Financial aid officers serve many masters. They must monitor institutional compliance with federal and state regulations governing financial aid. They must ensure that institutional resources are being spent as efficiently and effectively as possible. They must be responsive to the concerns of families, but at the same time balance their needs against the needs of the institution. And finally, they must comply with the wishes of alumni and friends who have donated money for scholarships and grants. Although in some sense all of these activities can be classified as stewardship, it is the latter that traditionally comes to mind when that term is used.
In order for stewardship of donated funds to be managed effectively, it is critical that financial aid, finance, and development officers work closely together. They need to understand each other's goals, timelines, and challenges and agree on an approach that can effectively serve all parties. Without such an understanding, institutions run the risk of raising funds for financial aid that cannot be spent efficiently; disappointing donors; frustrating students; and significantly adding to the workload of all the offices involved.
For example, development officers are sometimes unaware of all that is involved in identifying eligible students. Stewarding some donated funds can be far more time consuming than the dollars involved would justify.
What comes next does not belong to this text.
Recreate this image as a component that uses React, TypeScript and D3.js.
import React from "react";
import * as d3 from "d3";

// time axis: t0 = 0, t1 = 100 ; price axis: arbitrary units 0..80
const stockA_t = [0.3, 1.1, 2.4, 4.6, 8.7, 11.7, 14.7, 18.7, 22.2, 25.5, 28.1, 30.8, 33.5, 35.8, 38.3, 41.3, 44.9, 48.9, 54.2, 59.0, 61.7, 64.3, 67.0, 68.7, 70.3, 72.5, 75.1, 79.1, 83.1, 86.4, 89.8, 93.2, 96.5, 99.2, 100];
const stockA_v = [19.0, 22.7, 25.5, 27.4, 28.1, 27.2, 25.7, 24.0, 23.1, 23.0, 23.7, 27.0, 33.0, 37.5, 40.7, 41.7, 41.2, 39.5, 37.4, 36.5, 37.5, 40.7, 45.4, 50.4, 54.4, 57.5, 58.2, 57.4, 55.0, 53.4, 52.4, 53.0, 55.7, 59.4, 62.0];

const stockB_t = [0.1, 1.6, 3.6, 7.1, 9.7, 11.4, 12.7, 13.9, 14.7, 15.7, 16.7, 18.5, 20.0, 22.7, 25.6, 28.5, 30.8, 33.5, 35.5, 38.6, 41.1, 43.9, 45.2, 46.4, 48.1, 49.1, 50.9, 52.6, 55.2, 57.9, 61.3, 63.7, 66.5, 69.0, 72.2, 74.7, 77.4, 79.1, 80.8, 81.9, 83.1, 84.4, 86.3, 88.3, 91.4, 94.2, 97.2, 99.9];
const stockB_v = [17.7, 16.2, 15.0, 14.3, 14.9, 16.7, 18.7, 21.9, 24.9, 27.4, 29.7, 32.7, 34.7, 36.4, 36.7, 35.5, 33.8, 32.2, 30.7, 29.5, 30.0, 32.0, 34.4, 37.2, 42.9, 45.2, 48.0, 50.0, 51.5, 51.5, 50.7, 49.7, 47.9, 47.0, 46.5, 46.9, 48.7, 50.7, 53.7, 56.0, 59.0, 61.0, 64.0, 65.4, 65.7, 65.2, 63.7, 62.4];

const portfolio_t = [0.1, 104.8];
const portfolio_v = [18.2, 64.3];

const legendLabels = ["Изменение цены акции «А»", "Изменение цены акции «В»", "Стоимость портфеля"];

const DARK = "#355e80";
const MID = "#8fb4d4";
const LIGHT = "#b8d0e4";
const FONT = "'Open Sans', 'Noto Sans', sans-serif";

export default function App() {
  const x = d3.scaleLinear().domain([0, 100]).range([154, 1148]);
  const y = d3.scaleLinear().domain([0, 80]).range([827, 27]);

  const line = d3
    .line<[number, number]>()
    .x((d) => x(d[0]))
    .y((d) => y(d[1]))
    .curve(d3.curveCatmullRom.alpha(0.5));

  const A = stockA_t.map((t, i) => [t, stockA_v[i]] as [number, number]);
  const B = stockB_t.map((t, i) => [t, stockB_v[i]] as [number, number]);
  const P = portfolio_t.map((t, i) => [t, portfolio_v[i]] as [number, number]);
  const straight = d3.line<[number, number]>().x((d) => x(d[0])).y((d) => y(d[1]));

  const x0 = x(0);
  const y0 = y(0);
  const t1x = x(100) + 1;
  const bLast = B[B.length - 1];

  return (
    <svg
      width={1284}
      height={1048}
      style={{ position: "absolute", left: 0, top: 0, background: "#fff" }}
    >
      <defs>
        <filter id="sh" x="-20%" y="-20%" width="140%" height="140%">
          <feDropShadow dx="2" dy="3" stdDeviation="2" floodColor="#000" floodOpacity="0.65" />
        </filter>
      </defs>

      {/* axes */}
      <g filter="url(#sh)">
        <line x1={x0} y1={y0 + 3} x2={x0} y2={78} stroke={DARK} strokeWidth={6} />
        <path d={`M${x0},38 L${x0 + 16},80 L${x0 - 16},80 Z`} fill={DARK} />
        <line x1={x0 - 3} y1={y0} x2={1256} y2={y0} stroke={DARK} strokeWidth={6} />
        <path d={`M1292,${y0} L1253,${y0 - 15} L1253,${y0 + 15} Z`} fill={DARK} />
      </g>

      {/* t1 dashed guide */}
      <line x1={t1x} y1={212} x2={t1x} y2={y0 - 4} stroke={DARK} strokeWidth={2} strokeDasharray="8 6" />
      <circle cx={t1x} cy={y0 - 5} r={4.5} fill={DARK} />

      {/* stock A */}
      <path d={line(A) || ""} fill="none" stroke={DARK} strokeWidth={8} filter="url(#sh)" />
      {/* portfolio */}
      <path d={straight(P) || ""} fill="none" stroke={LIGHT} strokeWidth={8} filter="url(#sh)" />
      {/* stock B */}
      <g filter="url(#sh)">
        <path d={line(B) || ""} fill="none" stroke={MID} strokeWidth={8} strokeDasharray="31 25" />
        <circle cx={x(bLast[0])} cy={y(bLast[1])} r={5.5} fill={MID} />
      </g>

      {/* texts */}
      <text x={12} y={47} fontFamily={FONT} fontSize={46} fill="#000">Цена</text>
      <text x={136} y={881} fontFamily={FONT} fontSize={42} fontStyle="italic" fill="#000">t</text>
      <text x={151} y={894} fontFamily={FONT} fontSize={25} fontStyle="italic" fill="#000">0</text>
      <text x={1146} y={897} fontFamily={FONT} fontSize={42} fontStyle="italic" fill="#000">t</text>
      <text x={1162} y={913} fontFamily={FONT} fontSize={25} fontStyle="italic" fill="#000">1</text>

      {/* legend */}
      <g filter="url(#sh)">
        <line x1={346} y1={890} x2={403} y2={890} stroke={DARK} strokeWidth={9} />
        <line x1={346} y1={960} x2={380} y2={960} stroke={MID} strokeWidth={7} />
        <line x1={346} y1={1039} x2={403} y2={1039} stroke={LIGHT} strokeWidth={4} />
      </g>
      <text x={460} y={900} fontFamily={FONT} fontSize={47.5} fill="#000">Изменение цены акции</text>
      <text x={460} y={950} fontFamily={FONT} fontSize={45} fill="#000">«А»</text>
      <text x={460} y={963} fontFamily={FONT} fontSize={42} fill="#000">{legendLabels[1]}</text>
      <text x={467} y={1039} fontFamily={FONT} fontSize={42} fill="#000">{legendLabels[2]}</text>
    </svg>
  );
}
One favorite example is a fund that granted a $1,000 scholarship annually to one student. This fund not only required that a student be of Italian heritage (a category not captured in the student system), but also required an application and an essay. Consequently, the financial aid office had to first identify and send applications to potentially eligible recipients, then collect the completed applications and send them to the donor. Once selected, the recipient not only had to write a thank you letter, but also had to attend a formal ball that served as an annual fundraiser for the scholarship. The cost of the required attire could likely exceed the award amount!
While this is an extreme example, it is very common for financial aid officers to invest considerable time in managing literally hundreds of endowed funds and annual gifts with specific awarding restrictions. Often these requirements are not captured in the institution's database, and so it is not a simple matter to identify eligible students. In some cases, the requirements are so restrictive that it is impossible to spend the funds in a given year. For example, we are aware of one institution that has an endowed scholarship for students who are members of a particular church congregation. Although the institution advertises every year at that church, many years can pass when no eligible students are enrolled. Consequently, it is critical that financial aid officers be given an opportunity to review donor criteria before an agreement with a potential donor is signed.
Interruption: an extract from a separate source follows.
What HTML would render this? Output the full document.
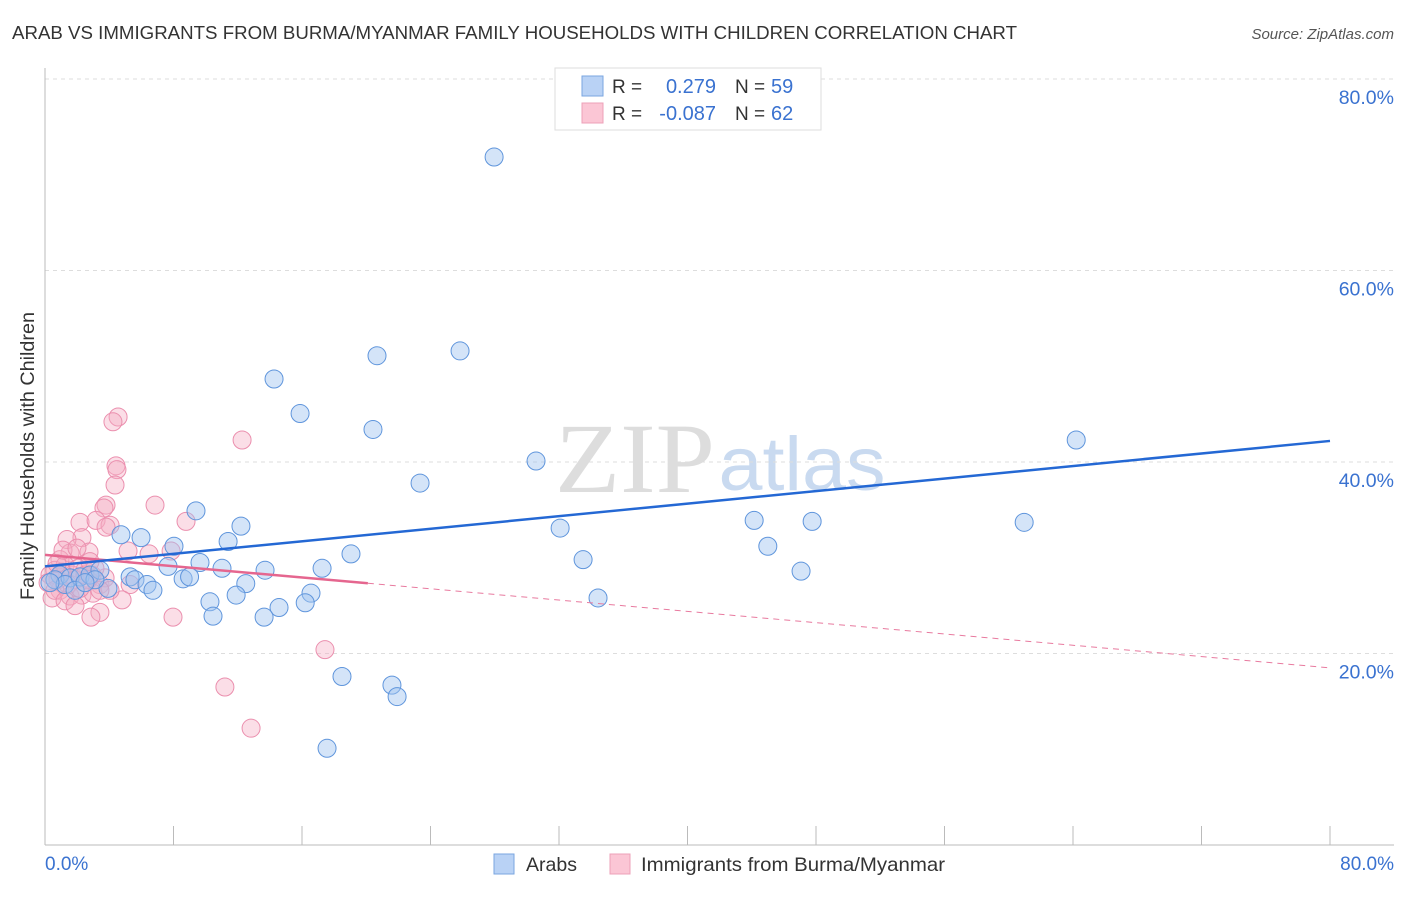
<!DOCTYPE html>
<html><head><meta charset="utf-8"><style>
body{margin:0;background:#fff;font-family:"Liberation Sans",sans-serif;}
</style></head><body>
<svg width="1406" height="892" id="c" font-family="Liberation Sans, sans-serif">
<text x="12" y="39" font-size="18" fill="#333" textLength="1005" lengthAdjust="spacingAndGlyphs">ARAB VS IMMIGRANTS FROM BURMA/MYANMAR FAMILY HOUSEHOLDS WITH CHILDREN CORRELATION CHART</text>
<text x="1394" y="39" font-size="15" fill="#555" text-anchor="end" font-style="italic">Source: ZipAtlas.com</text>
<text x="635" y="492" font-size="100" fill="#ddd" style="font-family:'Liberation Serif',serif" text-anchor="middle" textLength="160" lengthAdjust="spacingAndGlyphs">ZIP</text>
<text x="802" y="490" font-size="76" fill="#c9daf0" text-anchor="middle" textLength="167" lengthAdjust="spacingAndGlyphs">atlas</text>
<text transform="translate(34,456) rotate(-90)" font-size="19" fill="#333" text-anchor="middle" textLength="288" lengthAdjust="spacingAndGlyphs">Family Households with Children</text>
<g id="grid"></g><g id="pts"></g><g id="lines"></g>
<g>
<rect x="555" y="68" width="266" height="62" fill="#fff" stroke="#ddd"/>
<rect x="582" y="76" width="21" height="20" fill="#b9d2f5" stroke="#7aa6e0"/>
<rect x="582" y="103" width="21" height="20" fill="#fbc6d5" stroke="#eca0b8"/>
<text x="612" y="93" font-size="19" fill="#333">R = </text><text x="716" y="93" font-size="20" fill="#3a72d0" text-anchor="end">0.279</text>
<text x="735" y="93" font-size="19" fill="#333">N = </text><text x="771" y="93" font-size="20" fill="#3a72d0">59</text>
<text x="612" y="120" font-size="19" fill="#333">R = </text><text x="716" y="120" font-size="20" fill="#3a72d0" text-anchor="end">-0.087</text>
<text x="735" y="120" font-size="19" fill="#333">N = </text><text x="771" y="120" font-size="20" fill="#3a72d0">62</text>
</g>
<g>
<rect x="494" y="854" width="20" height="20" fill="#b9d2f5" stroke="#7aa6e0"/>
<text x="526" y="871" font-size="19.5" fill="#333" textLength="51" lengthAdjust="spacingAndGlyphs">Arabs</text>
<rect x="610" y="854" width="20" height="20" fill="#fbc6d5" stroke="#eca0b8"/>
<text x="641" y="871" font-size="19.5" fill="#333" textLength="304" lengthAdjust="spacingAndGlyphs">Immigrants from Burma/Myanmar</text>
</g>
<text x="45" y="870" font-size="19" fill="#3a72d0">0.0%</text>
<text x="1394" y="870" font-size="19" fill="#3a72d0" text-anchor="end">80.0%</text>
</svg>
<script>
const yTicks=[20,40,60,80];
const xTicks=[0,8,16,24,32,40,48,56,64,72,80];
const blueX=[27.96,25.84,20.67,14.26,15.88,20.42,30.57,23.35,64.2,9.4,12.2,32.07,44.15,47.76,60.96,5.98,4.73,8.03,11.4,19.05,33.5,45.0,9.65,7.66,11.02,13.7,17.25,47.07,8.6,9.0,5.3,5.6,6.35,6.72,3.92,12.5,16.56,11.9,10.27,16.2,14.57,34.43,13.64,10.46,18.49,21.6,21.92,17.56,0.93,0.62,1.56,1.25,2.18,2.8,3.42,3.11,1.87,0.31,2.49];
const blueY=[71.85,51.6,51.1,48.67,45.06,43.4,40.1,37.8,42.3,34.9,33.3,33.1,33.9,33.8,33.7,32.1,32.4,31.2,31.7,30.4,29.8,31.2,29.5,29.1,28.9,28.7,28.9,28.6,27.8,28.0,28.0,27.7,27.2,26.6,26.8,27.3,26.3,26.1,25.4,25.3,24.8,25.8,23.8,23.9,17.6,16.7,15.5,10.1,28.2,27.7,27.9,27.2,28.0,28.2,28.7,27.7,26.6,27.4,27.4];
const pinkX=[4.55,4.23,12.27,4.42,4.48,4.36,6.85,3.8,3.67,8.78,2.18,3.18,4.05,3.8,2.3,1.37,5.17,6.48,7.85,2.74,1.56,0.93,0.62,1.25,0.31,0.81,1.68,2.05,2.49,2.93,3.42,5.3,0.93,0.44,1.56,2.3,2.99,4.8,3.42,2.86,7.97,17.43,11.2,12.83,0.19,1.06,1.87,2.68,3.74,1.43,0.62,2.18,3.11,4.05,1.25,1.87,2.49,0.75,1.12,1.99,2.8,3.42];
const pinkY=[44.7,44.2,42.3,39.6,39.2,37.6,35.5,35.5,35.2,33.8,33.7,33.9,33.4,33.2,32.1,31.9,30.7,30.4,30.7,30.6,30.5,29.8,28.7,29.2,28.2,27.7,28.2,28.9,28.7,28.2,27.2,27.2,26.6,25.8,26.0,26.1,26.3,25.6,24.3,23.8,23.8,20.4,16.5,12.2,27.4,28.5,27.7,27.7,27.9,27.2,26.6,26.8,28.9,26.6,25.5,25.0,28.2,29.4,30.8,31.0,29.6,26.6];
const blueTrend=[29.1,42.2];
const pinkTrend=[30.3,18.5];
const pinkSolidEnd=20.1;
const NS='http://www.w3.org/2000/svg';
const X=v=>45+v*(1285/80), Y=v=>845-v*(766/80);
function mk(t,a,p){const e=document.createElementNS(NS,t);for(const k in a)e.setAttribute(k,a[k]);p.appendChild(e);return e;}
const grid=document.getElementById('grid');
yTicks.forEach(t=>{
 const l=mk('line',{x1:45,x2:1394,y1:Y(t),y2:Y(t),stroke:'#ddd','stroke-dasharray':'4,4'},grid);
 
 
 const tx=mk('text',{x:1394,y:Y(t)+25,'font-size':19.5,fill:'#3a72d0','text-anchor':'end'},grid);
 tx.textContent=t.toFixed(1)+'%';
 
 
});
const ax=mk('line',{x1:45,x2:45,y1:68,y2:845,stroke:'#bbb'},grid);


const bx=mk('line',{x1:45,x2:1394,y1:845,y2:845,stroke:'#bbb'},grid);


xTicks.forEach(t=>{
 const l=mk('line',{x1:X(t),x2:X(t),y1:826,y2:845,stroke:'#bbb'},grid);
 
 
});
const pts=document.getElementById('pts');
pinkX.forEach((v,i)=>{
 const c=mk('circle',{cx:X(v),cy:Y(pinkY[i]),r:9,fill:'rgba(246,172,196,0.4)',stroke:'#eb8fae','stroke-width':1},pts);
 
 
});
blueX.forEach((v,i)=>{
 const c=mk('circle',{cx:X(v),cy:Y(blueY[i]),r:9,fill:'rgba(160,196,240,0.45)',stroke:'#5f95dc','stroke-width':1},pts);
 
 
});
const ln=document.getElementById('lines');
const pAt=x=>pinkTrend[0]+(pinkTrend[1]-pinkTrend[0])*x/80;
let a=mk('line',{x1:X(pinkSolidEnd),y1:Y(pAt(pinkSolidEnd)),x2:X(80),y2:Y(pinkTrend[1]),stroke:'#e87a9f','stroke-width':1,'stroke-dasharray':'6,5'},ln);


a=mk('line',{x1:X(0),y1:Y(pinkTrend[0]),x2:X(pinkSolidEnd),y2:Y(pAt(pinkSolidEnd)),stroke:'#e5668f','stroke-width':2.5},ln);


a=mk('line',{x1:X(0),y1:Y(blueTrend[0]),x2:X(80),y2:Y(blueTrend[1]),stroke:'#2468d4','stroke-width':2.5},ln);


</script>
</body></html>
Whenever offices must rely on
each other to provide information
or to move a process to the next
step, natural tensions emerge.
Timing can also be a significant issue. In order to use the funds most effectively from an institutional perspective, donated funds would ideally be awarded to students who would have otherwise been eligible for unfunded student aid. However, award letters are typically sent in early spring, often before the funds available to award have been determined by the finance office. Moreover, because the awarding time frame is typically compressed, with the bulk of awards being done in a one or two-month period, it is challenging to find the time to identify eligible students and build the donated funds into the award letter. For new students this challenge is exacerbated by the fact that some of those offered donated funds may not enroll. Consequently, many aid officers simply used endowed funds and annual gifts as add-ons to a student's regular package, awarding those funds in the fall once students are on campus. Endowment officers like this, because the student clearly sees the benefit to them, and is more willing to write a thank you letter. For institutions with significant amounts of endowed funding, however, this often means that net tuition revenues are not being maximized. A compromise position is to initially award institutional scholarships or grants under a generic name, noting in the original letter that these funds are made available through the generosity of donors and that assignments to specific donor names will be made later. Even with this upfront explanation, however, students can be confused when they see the exchange being made, and wonder why they can't keep both awards.